** START Given material **

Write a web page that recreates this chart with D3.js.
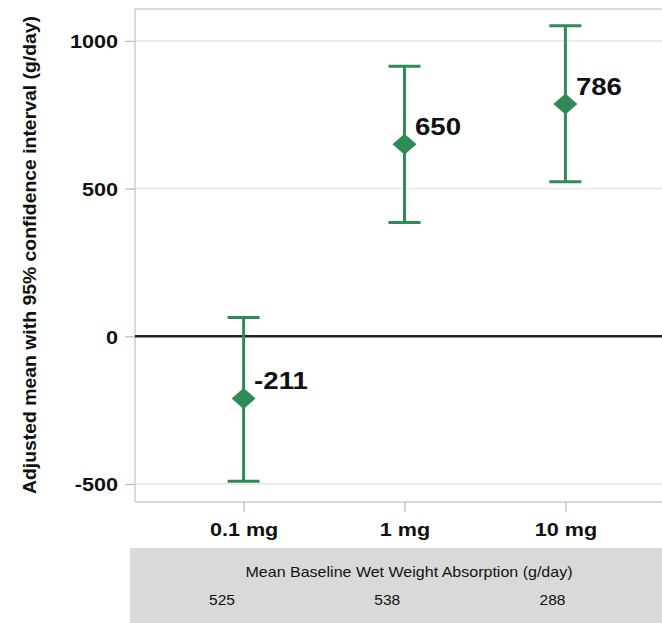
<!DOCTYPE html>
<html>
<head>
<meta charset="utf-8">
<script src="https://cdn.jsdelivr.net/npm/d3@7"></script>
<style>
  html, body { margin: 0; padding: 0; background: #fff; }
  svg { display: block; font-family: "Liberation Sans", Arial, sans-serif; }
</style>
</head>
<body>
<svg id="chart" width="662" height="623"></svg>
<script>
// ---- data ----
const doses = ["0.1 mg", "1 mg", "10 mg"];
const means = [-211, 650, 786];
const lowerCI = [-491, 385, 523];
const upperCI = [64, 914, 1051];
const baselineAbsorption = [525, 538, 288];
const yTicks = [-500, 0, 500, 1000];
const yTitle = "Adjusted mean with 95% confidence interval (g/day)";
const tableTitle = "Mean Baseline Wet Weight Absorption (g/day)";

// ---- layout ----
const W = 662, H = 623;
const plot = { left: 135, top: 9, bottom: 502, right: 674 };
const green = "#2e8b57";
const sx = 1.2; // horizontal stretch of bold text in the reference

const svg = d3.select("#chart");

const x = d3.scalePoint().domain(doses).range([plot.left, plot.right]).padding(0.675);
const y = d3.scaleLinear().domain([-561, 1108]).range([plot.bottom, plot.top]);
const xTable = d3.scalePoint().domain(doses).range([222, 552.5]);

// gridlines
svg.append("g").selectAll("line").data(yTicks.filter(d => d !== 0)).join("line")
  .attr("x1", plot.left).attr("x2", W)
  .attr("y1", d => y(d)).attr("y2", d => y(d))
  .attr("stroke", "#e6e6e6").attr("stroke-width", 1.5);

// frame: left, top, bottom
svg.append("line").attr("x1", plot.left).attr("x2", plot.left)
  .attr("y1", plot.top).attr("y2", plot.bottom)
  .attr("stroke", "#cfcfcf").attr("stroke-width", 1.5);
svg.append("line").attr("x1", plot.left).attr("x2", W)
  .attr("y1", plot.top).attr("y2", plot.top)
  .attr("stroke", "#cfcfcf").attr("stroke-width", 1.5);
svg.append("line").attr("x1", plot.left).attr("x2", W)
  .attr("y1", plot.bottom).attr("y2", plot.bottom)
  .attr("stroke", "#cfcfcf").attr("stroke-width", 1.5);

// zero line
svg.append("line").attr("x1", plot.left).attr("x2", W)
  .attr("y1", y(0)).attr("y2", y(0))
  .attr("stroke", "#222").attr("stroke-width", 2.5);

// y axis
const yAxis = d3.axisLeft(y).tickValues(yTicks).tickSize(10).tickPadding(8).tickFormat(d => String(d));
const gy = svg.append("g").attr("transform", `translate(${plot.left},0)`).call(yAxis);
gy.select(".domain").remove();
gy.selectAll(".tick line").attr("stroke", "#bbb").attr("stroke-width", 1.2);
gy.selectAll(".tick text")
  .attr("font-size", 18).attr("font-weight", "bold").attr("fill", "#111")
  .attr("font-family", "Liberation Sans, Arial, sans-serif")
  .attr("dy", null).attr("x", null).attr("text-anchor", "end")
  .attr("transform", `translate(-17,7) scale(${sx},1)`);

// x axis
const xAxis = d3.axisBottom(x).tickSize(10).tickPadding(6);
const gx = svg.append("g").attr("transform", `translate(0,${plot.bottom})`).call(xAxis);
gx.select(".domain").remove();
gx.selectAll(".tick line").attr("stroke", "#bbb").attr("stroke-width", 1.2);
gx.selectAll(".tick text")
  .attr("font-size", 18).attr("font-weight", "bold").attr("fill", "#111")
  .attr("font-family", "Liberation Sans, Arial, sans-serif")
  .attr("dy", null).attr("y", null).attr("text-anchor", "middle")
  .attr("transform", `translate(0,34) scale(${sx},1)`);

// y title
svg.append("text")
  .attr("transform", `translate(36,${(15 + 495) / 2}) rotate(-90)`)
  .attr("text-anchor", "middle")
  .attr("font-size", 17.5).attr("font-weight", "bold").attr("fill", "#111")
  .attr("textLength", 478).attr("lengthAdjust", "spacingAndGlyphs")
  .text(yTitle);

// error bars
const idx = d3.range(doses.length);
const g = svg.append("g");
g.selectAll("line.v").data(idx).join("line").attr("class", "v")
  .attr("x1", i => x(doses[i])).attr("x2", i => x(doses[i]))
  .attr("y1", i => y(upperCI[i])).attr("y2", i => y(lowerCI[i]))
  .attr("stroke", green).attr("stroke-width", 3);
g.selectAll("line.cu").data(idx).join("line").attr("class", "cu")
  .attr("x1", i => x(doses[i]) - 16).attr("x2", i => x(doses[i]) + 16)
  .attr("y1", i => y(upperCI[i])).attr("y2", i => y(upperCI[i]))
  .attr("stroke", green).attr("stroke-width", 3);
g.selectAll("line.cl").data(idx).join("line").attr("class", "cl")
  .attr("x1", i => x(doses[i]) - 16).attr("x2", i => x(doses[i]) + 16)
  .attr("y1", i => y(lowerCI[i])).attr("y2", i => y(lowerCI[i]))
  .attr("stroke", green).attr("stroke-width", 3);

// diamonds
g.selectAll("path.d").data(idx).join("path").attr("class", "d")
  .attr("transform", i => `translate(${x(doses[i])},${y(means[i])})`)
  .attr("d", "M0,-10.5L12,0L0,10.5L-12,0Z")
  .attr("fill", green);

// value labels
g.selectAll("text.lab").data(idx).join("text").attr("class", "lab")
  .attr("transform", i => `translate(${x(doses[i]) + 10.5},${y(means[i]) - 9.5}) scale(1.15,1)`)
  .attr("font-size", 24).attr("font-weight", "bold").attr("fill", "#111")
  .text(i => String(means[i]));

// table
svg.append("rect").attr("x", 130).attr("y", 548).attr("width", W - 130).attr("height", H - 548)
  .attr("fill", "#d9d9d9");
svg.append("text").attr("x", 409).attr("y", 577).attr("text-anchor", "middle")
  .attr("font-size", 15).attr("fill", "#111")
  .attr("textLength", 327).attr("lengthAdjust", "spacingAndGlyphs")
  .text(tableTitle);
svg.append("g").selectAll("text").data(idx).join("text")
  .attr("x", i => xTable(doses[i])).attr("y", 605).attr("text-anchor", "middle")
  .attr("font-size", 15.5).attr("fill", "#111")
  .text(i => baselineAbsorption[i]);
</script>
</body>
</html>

** END Given material **

# Task objective:
Set the pictures aside and transcribe the data above exactly.

# Output of the task:
Write a web page that recreates this chart with D3.js.
<!DOCTYPE html>
<html>
<head>
<meta charset="utf-8">
<script src="https://cdn.jsdelivr.net/npm/d3@7"></script>
<style>
  html, body { margin: 0; padding: 0; background: #fff; }
  svg { display: block; font-family: "Liberation Sans", Arial, sans-serif; }
</style>
</head>
<body>
<svg id="chart" width="662" height="623"></svg>
<script>
// ---- data ----
const doses = ["0.1 mg", "1 mg", "10 mg"];
const means = [-211, 650, 786];
const lowerCI = [-491, 385, 523];
const upperCI = [64, 914, 1051];
const baselineAbsorption = [525, 538, 288];
const yTicks = [-500, 0, 500, 1000];
const yTitle = "Adjusted mean with 95% confidence interval (g/day)";
const tableTitle = "Mean Baseline Wet Weight Absorption (g/day)";

// ---- layout ----
const W = 662, H = 623;
const plot = { left: 135, top: 9, bottom: 502, right: 674 };
const green = "#2e8b57";
const sx = 1.2; // horizontal stretch of bold text in the reference

const svg = d3.select("#chart");

const x = d3.scalePoint().domain(doses).range([plot.left, plot.right]).padding(0.675);
const y = d3.scaleLinear().domain([-561, 1108]).range([plot.bottom, plot.top]);
const xTable = d3.scalePoint().domain(doses).range([222, 552.5]);

// gridlines
svg.append("g").selectAll("line").data(yTicks.filter(d => d !== 0)).join("line")
  .attr("x1", plot.left).attr("x2", W)
  .attr("y1", d => y(d)).attr("y2", d => y(d))
  .attr("stroke", "#e6e6e6").attr("stroke-width", 1.5);

// frame: left, top, bottom
svg.append("line").attr("x1", plot.left).attr("x2", plot.left)
  .attr("y1", plot.top).attr("y2", plot.bottom)
  .attr("stroke", "#cfcfcf").attr("stroke-width", 1.5);
svg.append("line").attr("x1", plot.left).attr("x2", W)
  .attr("y1", plot.top).attr("y2", plot.top)
  .attr("stroke", "#cfcfcf").attr("stroke-width", 1.5);
svg.append("line").attr("x1", plot.left).attr("x2", W)
  .attr("y1", plot.bottom).attr("y2", plot.bottom)
  .attr("stroke", "#cfcfcf").attr("stroke-width", 1.5);

// zero line
svg.append("line").attr("x1", plot.left).attr("x2", W)
  .attr("y1", y(0)).attr("y2", y(0))
  .attr("stroke", "#222").attr("stroke-width", 2.5);

// y axis
const yAxis = d3.axisLeft(y).tickValues(yTicks).tickSize(10).tickPadding(8).tickFormat(d => String(d));
const gy = svg.append("g").attr("transform", `translate(${plot.left},0)`).call(yAxis);
gy.select(".domain").remove();
gy.selectAll(".tick line").attr("stroke", "#bbb").attr("stroke-width", 1.2);
gy.selectAll(".tick text")
  .attr("font-size", 18).attr("font-weight", "bold").attr("fill", "#111")
  .attr("font-family", "Liberation Sans, Arial, sans-serif")
  .attr("dy", null).attr("x", null).attr("text-anchor", "end")
  .attr("transform", `translate(-17,7) scale(${sx},1)`);

// x axis
const xAxis = d3.axisBottom(x).tickSize(10).tickPadding(6);
const gx = svg.append("g").attr("transform", `translate(0,${plot.bottom})`).call(xAxis);
gx.select(".domain").remove();
gx.selectAll(".tick line").attr("stroke", "#bbb").attr("stroke-width", 1.2);
gx.selectAll(".tick text")
  .attr("font-size", 18).attr("font-weight", "bold").attr("fill", "#111")
  .attr("font-family", "Liberation Sans, Arial, sans-serif")
  .attr("dy", null).attr("y", null).attr("text-anchor", "middle")
  .attr("transform", `translate(0,34) scale(${sx},1)`);

// y title
svg.append("text")
  .attr("transform", `translate(36,${(15 + 495) / 2}) rotate(-90)`)
  .attr("text-anchor", "middle")
  .attr("font-size", 17.5).attr("font-weight", "bold").attr("fill", "#111")
  .attr("textLength", 478).attr("lengthAdjust", "spacingAndGlyphs")
  .text(yTitle);

// error bars
const idx = d3.range(doses.length);
const g = svg.append("g");
g.selectAll("line.v").data(idx).join("line").attr("class", "v")
  .attr("x1", i => x(doses[i])).attr("x2", i => x(doses[i]))
  .attr("y1", i => y(upperCI[i])).attr("y2", i => y(lowerCI[i]))
  .attr("stroke", green).attr("stroke-width", 3);
g.selectAll("line.cu").data(idx).join("line").attr("class", "cu")
  .attr("x1", i => x(doses[i]) - 16).attr("x2", i => x(doses[i]) + 16)
  .attr("y1", i => y(upperCI[i])).attr("y2", i => y(upperCI[i]))
  .attr("stroke", green).attr("stroke-width", 3);
g.selectAll("line.cl").data(idx).join("line").attr("class", "cl")
  .attr("x1", i => x(doses[i]) - 16).attr("x2", i => x(doses[i]) + 16)
  .attr("y1", i => y(lowerCI[i])).attr("y2", i => y(lowerCI[i]))
  .attr("stroke", green).attr("stroke-width", 3);

// diamonds
g.selectAll("path.d").data(idx).join("path").attr("class", "d")
  .attr("transform", i => `translate(${x(doses[i])},${y(means[i])})`)
  .attr("d", "M0,-10.5L12,0L0,10.5L-12,0Z")
  .attr("fill", green);

// value labels
g.selectAll("text.lab").data(idx).join("text").attr("class", "lab")
  .attr("transform", i => `translate(${x(doses[i]) + 10.5},${y(means[i]) - 9.5}) scale(1.15,1)`)
  .attr("font-size", 24).attr("font-weight", "bold").attr("fill", "#111")
  .text(i => String(means[i]));

// table
svg.append("rect").attr("x", 130).attr("y", 548).attr("width", W - 130).attr("height", H - 548)
  .attr("fill", "#d9d9d9");
svg.append("text").attr("x", 409).attr("y", 577).attr("text-anchor", "middle")
  .attr("font-size", 15).attr("fill", "#111")
  .attr("textLength", 327).attr("lengthAdjust", "spacingAndGlyphs")
  .text(tableTitle);
svg.append("g").selectAll("text").data(idx).join("text")
  .attr("x", i => xTable(doses[i])).attr("y", 605).attr("text-anchor", "middle")
  .attr("font-size", 15.5).attr("fill", "#111")
  .text(i => baselineAbsorption[i]);
</script>
</body>
</html>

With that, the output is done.